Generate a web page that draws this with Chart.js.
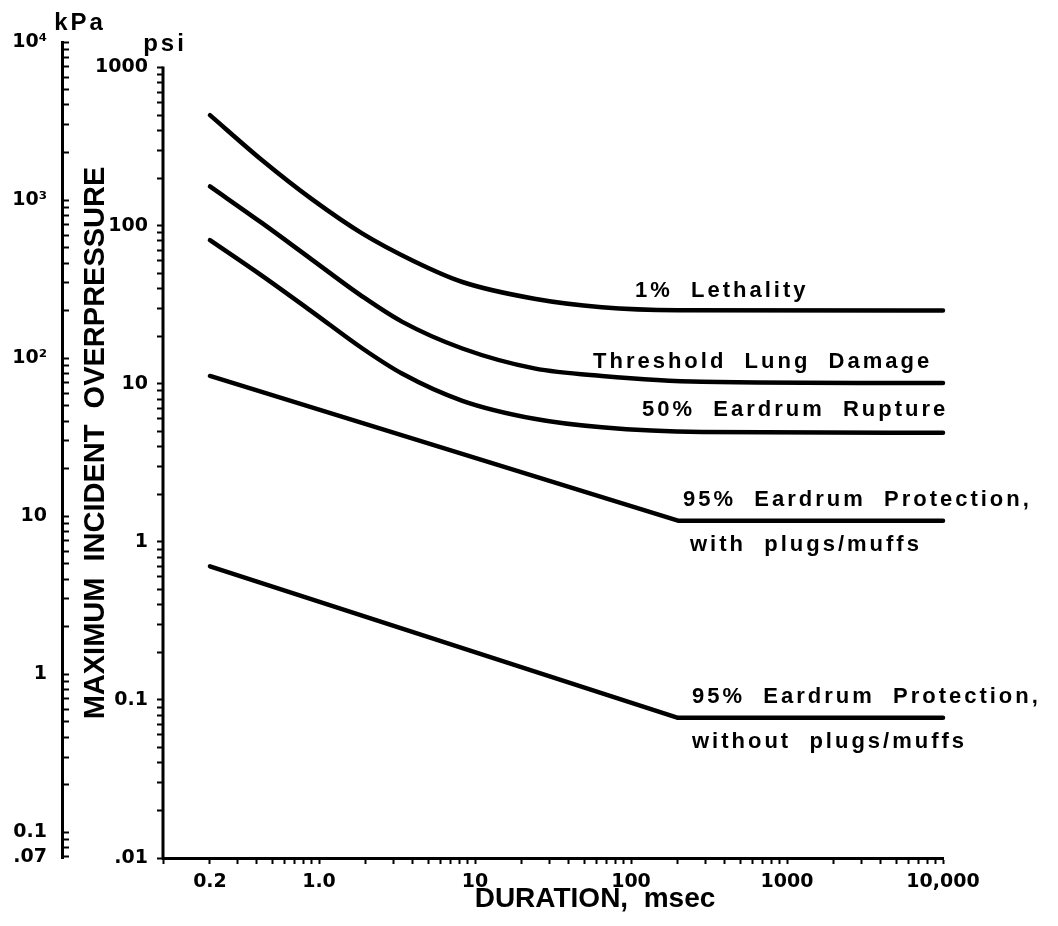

* * *

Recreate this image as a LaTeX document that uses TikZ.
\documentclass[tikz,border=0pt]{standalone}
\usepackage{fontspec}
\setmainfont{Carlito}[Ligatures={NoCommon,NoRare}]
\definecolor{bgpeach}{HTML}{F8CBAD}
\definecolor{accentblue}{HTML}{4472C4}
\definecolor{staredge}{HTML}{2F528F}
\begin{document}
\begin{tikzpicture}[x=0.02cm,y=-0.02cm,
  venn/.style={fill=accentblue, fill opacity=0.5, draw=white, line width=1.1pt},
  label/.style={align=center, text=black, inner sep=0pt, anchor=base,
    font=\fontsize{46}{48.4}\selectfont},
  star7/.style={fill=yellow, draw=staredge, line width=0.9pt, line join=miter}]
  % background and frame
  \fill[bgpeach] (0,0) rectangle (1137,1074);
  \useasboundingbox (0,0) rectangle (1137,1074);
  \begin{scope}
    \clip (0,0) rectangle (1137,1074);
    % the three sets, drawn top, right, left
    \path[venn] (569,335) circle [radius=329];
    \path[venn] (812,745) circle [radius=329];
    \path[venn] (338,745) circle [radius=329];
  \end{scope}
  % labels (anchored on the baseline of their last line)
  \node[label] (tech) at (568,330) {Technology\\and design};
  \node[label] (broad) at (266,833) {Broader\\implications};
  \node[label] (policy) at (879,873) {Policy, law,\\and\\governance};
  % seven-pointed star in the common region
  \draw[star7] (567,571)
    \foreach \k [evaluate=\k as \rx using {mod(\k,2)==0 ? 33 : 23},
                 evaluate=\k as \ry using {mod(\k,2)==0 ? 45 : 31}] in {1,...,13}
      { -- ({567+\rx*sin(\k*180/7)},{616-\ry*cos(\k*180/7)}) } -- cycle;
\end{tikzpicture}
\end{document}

The request: Copy every line of the listing that includes the string "this".

Written response:
Generate a web page that draws this with Chart.js.
Recreate this image as a LaTeX document that uses TikZ.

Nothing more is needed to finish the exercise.